Forums and discussion boards

That does not mean users should ignore the tool’s capabilities and best uses. For internal constituencies, David Cearley, Gartner Fellow and VP, sees internal value in a number of tools from more traditional forums and discussion boards to more recently developed blogs, wikis and social networks.

For instance, he says, forums and discussion boards are being used inside businesses to help drive company ideation and innovation. Companies like Hewlett-Packard (HP) are deploying those tools either to obtain employee ideas for new products, customer service or changes to the organization. "What sustains employees’ interest in these is being in a community of their peers to help make their work life better or improve what they deliver to the customer, which can drive value to the company and satisfaction to the customer as well," Cearley says.

Lees says that those tools are particularly good for many-to-many conversations among customers and at building a knowledge repository for and by customers over time. At a company developing a complex product like a high-tech one, he adds, participants can build a parallel knowledgebase that complements the more formal one of tech sheets and other documents.

Virtual communities

Virtual communities are tools that facilitate formal groups getting together around particular projects or activities that cross the normal organizational boundaries. "You might have communities that are dealing with sales representatives targeting the telecommunications industry and sharing tips and techniques on what they’re hearing in their interactions with telecommunications companies," Cearley says. Sales, service and even product people might participate to the extent that the discourse in the community helps them further their goals.

Blogs
Blogs are a different animal. They allow an individual to present his ideas to spawn a discussion within the blog. So the blog is driven by one personality, though it may point to other people’s blog entries if the entries support the blogger’s agenda. "You can think of a blog as an ongoing linked series of conversations," Cearley says.

A blog might have many different types of topics, and an individual blog entry often acts as a different kind of discussion board within the blog. There can be comments on that blog entry and pointers to other blog entries from different individuals on the same topic.
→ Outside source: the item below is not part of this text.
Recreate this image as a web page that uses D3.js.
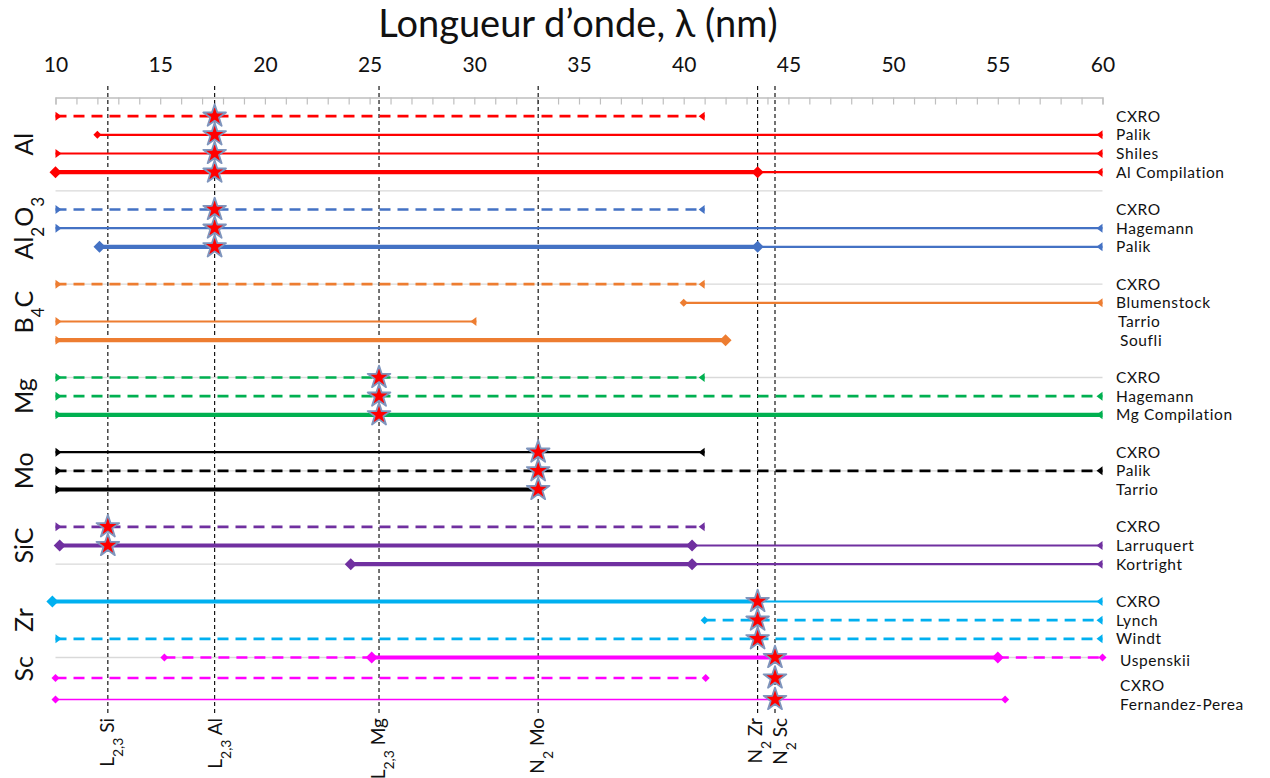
<!DOCTYPE html>
<html>
<head>
<meta charset="utf-8">
<script src="https://cdn.jsdelivr.net/npm/d3@7"></script>
<style>
  html, body { margin: 0; padding: 0; background: #fff; }
  text { font-family: Lato, "Open Sans", sans-serif; fill: #111; }
</style>
</head>
<body>
<svg id="chart" width="1270" height="778"></svg>
<script>
// ---------------- DATA ----------------
const xTicks = [10, 15, 20, 25, 30, 35, 40, 45, 50, 55, 60];
const titleText = "Longueur d\u2019onde, \u03bb (nm)";

// groups (labels: even index = normal, odd index = subscript)
const groupLabels = [["Al"], ["Al", "2", "O", "3"], ["B", "4", "C"], ["Mg"], ["Mo"], ["SiC"], ["Zr"], ["Sc"]];
const groupLabelRows = [2.5, 7, 11.5, 16, 20, 24, 28, 30.6];
const gridRows = [5, 10, 15, 20, 25, 30];

// absorption edges (nm)
const edgeLabels = [["L", "2,3", " Si"], ["L", "2,3", " Al"], ["L", "2,3", " Mg"], ["N", "2", " Mo"], ["N", "2", " Zr"], ["N", "2", " Sc"]];
const edgeValues = [12.5, 17.6, 25.45, 33.05, 43.53, 44.36];

// series
const seriesGroup = [0, 0, 0, 0, 1, 1, 1, 2, 2, 2, 2, 3, 3, 3, 4, 4, 4, 5, 5, 5, 6, 6, 6, 7, 7, 7];
const seriesName = ["CXRO", "Palik", "Shiles", "Al Compilation",
  "CXRO", "Hagemann", "Palik",
  "CXRO", "Blumenstock", "Tarrio", "Soufli",
  "CXRO", "Hagemann", "Mg Compilation",
  "CXRO", "Palik", "Tarrio",
  "CXRO", "Larruquert", "Kortright",
  "CXRO", "Lynch", "Windt",
  "Uspenskii", "CXRO", "Fernandez-Perea"];
const seriesRow = [1, 2, 3, 4, 6, 7, 8, 10, 11, 12, 13, 15, 16, 17, 19, 20, 21, 23, 24, 25, 27, 28, 29, 30, 31.1, 32.25];
const seriesLabelRow = [1, 2, 3, 4, 6, 7, 8, 10, 11, 12, 13, 15, 16, 17, 19, 20, 21, 23, 24, 25, 27, 28, 29, 30.15, 31.5, 32.5];
const seriesLabelIndent = [0, 0, 0, 0, 0, 0, 0, 0, 0, 1, 2, 0, 0, 0, 0, 0, 0, 0, 0, 0, 0, 0, 0, 2, 2, 2];
const seriesBreaks = [
  [10, 41], [12, 60], [10, 60], [10, 43.53, 60],
  [10, 41], [10, 60], [12.1, 43.53, 60],
  [10, 41], [40, 60], [10, 30.1], [10, 42],
  [10, 41], [10, 60], [10, 60],
  [10, 41], [10, 60], [10, 33.05],
  [10, 41], [10.2, 40.4, 60], [24.1, 40.4, 60],
  [9.85, 43.53, 60], [41, 60], [10, 60],
  [15.2, 25.1, 55, 60], [10, 41.05], [10, 55.35]
];
// segment kinds: d = dashed, s = solid, t = thick, f = fine
const seriesKinds = [
  ["d"], ["s"], ["s"], ["t", "s"],
  ["d"], ["s"], ["t", "s"],
  ["d"], ["s"], ["s"], ["t"],
  ["d"], ["d"], ["t"],
  ["s"], ["d"], ["t"],
  ["d"], ["t", "s"], ["t", "s"],
  ["t", "s"], ["d"], ["d"],
  ["d", "t", "d"], ["d"], ["f"]
];
// markers at each break: tri, dot, dia, none
const seriesMarks = [
  ["tri", "tri"], ["dot", "tri"], ["tri", "tri"], ["dia", "dia", "tri"],
  ["tri", "tri"], ["tri", "tri"], ["dia", "dia", "tri"],
  ["tri", "tri"], ["dot", "tri"], ["tri", "tri"], ["tri", "dia"],
  ["tri", "tri"], ["tri", "tri"], ["tri", "tri"],
  ["tri", "tri"], ["tri", "tri"], ["tri", "tri"],
  ["tri", "tri"], ["dia", "dia", "tri"], ["dia", "dia", "tri"],
  ["dia", "none", "tri"], ["dot", "tri"], ["tri", "tri"],
  ["dot", "dia", "dia", "dot"], ["dot", "dot"], ["dot", "dot"]
];
// stars: edge index per row
const starRows = [1, 2, 3, 4, 6, 7, 8, 15, 16, 17, 19, 20, 21, 23, 24, 27, 28, 29, 30, 31.1, 32.25];
const starEdge = [1, 1, 1, 1, 1, 1, 1, 2, 2, 2, 3, 3, 3, 0, 0, 4, 4, 4, 5, 5, 5];

// ---------------- STYLE / LAYOUT ----------------
const groupColors = ["#ff0000", "#4472c4", "#ed7d31", "#00b050", "#000000", "#7030a0", "#00b0f0", "#ff00ff"];
const kindStyle = {
  d: { w: 2.6, dash: "11,7" },
  s: { w: 2.2, dash: null },
  t: { w: 4.2, dash: null },
  f: { w: 1.5, dash: null }
};
const edgeLabelShift = [0, 1, 0, 0, -2, 6];

const svg = d3.select("#chart");
const x = d3.scaleLinear().domain([10, 60]).range([55.5, 1102.5]);
const y = d3.scaleLinear().domain([0, 30]).range([97.5, 657.5]);

svg.append("rect").attr("width", 1270).attr("height", 778).attr("fill", "#fff");

// title
svg.append("text").attr("x", 578).attr("y", 37).attr("text-anchor", "middle")
  .style("font-size", "38px").text(titleText);

// gridlines
svg.append("g").selectAll("line").data(gridRows).join("line")
  .attr("x1", x(10)).attr("x2", x(60))
  .attr("y1", d => y(d)).attr("y2", d => y(d))
  .attr("stroke", "#d9d9d9").attr("stroke-width", 1.3);

// top axis with minor ticks
const axisG = svg.append("g").attr("transform", `translate(0,${y(0)})`);
axisG.call(d3.axisBottom(x).ticks(50).tickSize(7).tickFormat(""));
axisG.select(".domain").attr("stroke", "#bfbfbf").attr("stroke-width", 1.3);
axisG.selectAll(".tick line").attr("stroke", "#bfbfbf").attr("stroke-width", 1.2);

const labelAxis = svg.append("g").attr("transform", `translate(0,${y(0) - 26})`);
labelAxis.call(d3.axisTop(x).tickValues(xTicks).tickSize(0).tickPadding(0).tickFormat(d3.format("d")));
labelAxis.select(".domain").remove();
labelAxis.selectAll("text").style("font-size", "21px").style("font-family", "Lato, sans-serif").attr("fill", "#111");

// edge vertical dashed lines
svg.append("g").selectAll("line").data(edgeValues).join("line")
  .attr("x1", d => x(d)).attr("x2", d => x(d))
  .attr("y1", 86).attr("y2", 713)
  .attr("stroke", "#000").attr("stroke-width", 1.1).attr("stroke-dasharray", "4,3");

// series
const seriesG = svg.append("g");
seriesName.forEach((name, i) => {
  const col = groupColors[seriesGroup[i]];
  const yy = y(seriesRow[i]);
  const br = seriesBreaks[i];
  const kinds = seriesKinds[i];
  const g = seriesG.append("g");
  for (let k = 0; k < kinds.length; k++) {
    const st = kindStyle[kinds[k]];
    const ln = g.append("line")
      .attr("x1", x(br[k])).attr("x2", x(br[k + 1]))
      .attr("y1", yy).attr("y2", yy)
      .attr("stroke", col).attr("stroke-width", st.w);
    if (st.dash) ln.attr("stroke-dasharray", st.dash);
  }
  seriesMarks[i].forEach((m, k) => {
    const px = x(br[k]);
    const isLast = k === br.length - 1;
    if (m === "tri") {
      const dir = isLast ? -1 : 1;
      g.append("path")
        .attr("d", `M${px},${yy - 4.5}L${px + dir * 6},${yy}L${px},${yy + 4.5}Z`)
        .attr("fill", col);
    } else if (m === "dia" || m === "dot") {
      const r = m === "dia" ? 6 : 4;
      g.append("path")
        .attr("d", `M${px},${yy - r}L${px + r},${yy}L${px},${yy + r}L${px - r},${yy}Z`)
        .attr("fill", col);
    }
  });
});

// stars
svg.append("g").selectAll("path").data(starRows).join("path")
  .attr("transform", (d, i) => `translate(${x(edgeValues[starEdge[i]])},${y(d)})`)
  .attr("d", d3.symbol().type(d3.symbolStar).size(160))
  .attr("fill", "#ff0000").attr("stroke", "#7f95bd").attr("stroke-width", 1.8)
  .attr("stroke-linejoin", "round");

// right labels
svg.append("g").selectAll("text").data(seriesName).join("text")
  .attr("x", (d, i) => 1116 + seriesLabelIndent[i] * 2).attr("y", (d, i) => y(seriesLabelRow[i]))
  .attr("dy", "0.35em").style("font-size", "15.5px").style("letter-spacing", "0.6px").text(d => d);

// group labels (rotated)
groupLabels.forEach((parts, i) => {
  const t = svg.append("text")
    .attr("transform", `translate(33,${y(groupLabelRows[i])}) rotate(-90)`)
    .attr("text-anchor", "middle").style("font-size", "25px");
  parts.forEach((p, k) => {
    const ts = t.append("tspan").text(p);
    if (k % 2 === 1) ts.attr("baseline-shift", "sub").style("font-size", "17px");
  });
});

// edge labels (rotated, bottom)
edgeLabels.forEach((parts, i) => {
  const t = svg.append("text")
    .attr("transform", `translate(${x(edgeValues[i]) + 6 + edgeLabelShift[i]},718) rotate(-90)`)
    .attr("text-anchor", "end").style("font-size", "19px");
  parts.forEach((p, k) => {
    const ts = t.append("tspan").text(p);
    if (k === 1) ts.attr("baseline-shift", "sub").style("font-size", "14px");
  });
});
</script>
</body>
</html>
"Blogs are particularly useful when you have individuals who are doing thinking and research and using the blog as a way of publishing their ideas and activities out to a broad group within the organization," Cearley says. He adds that defense agencies are using blogs as a way to publish the intelligence information that individual analysts have gathered, so it is available to other intelligence analysts who can read it and comment back and forth between blogs that are related by content.

Gautam Desai, VP of research, social networking, Doculabs, poses a caveat to the spread of blogs. "You don’t see blogs being used a lot enterprisewide but rather departmentally," he says. For instance, groups within an IT department, like engineering, use blogs to better communicate and distill findings and activities in key areas they’re working on within their group. Often the blog is opened and a group manages it, or they open it up to a larger audience that can also author entries. Desai says, "So it’s used as a knowledge sharing tool in many organizations today, and an individual may not necessarily be the sole author."

Wikis

Unlike blogs, wikis involve multiple participants working on the same document. Cearley says they are common in IT departments to create documentation when many developers and testers work on a particular product and they need to document what they’re doing and how the application works.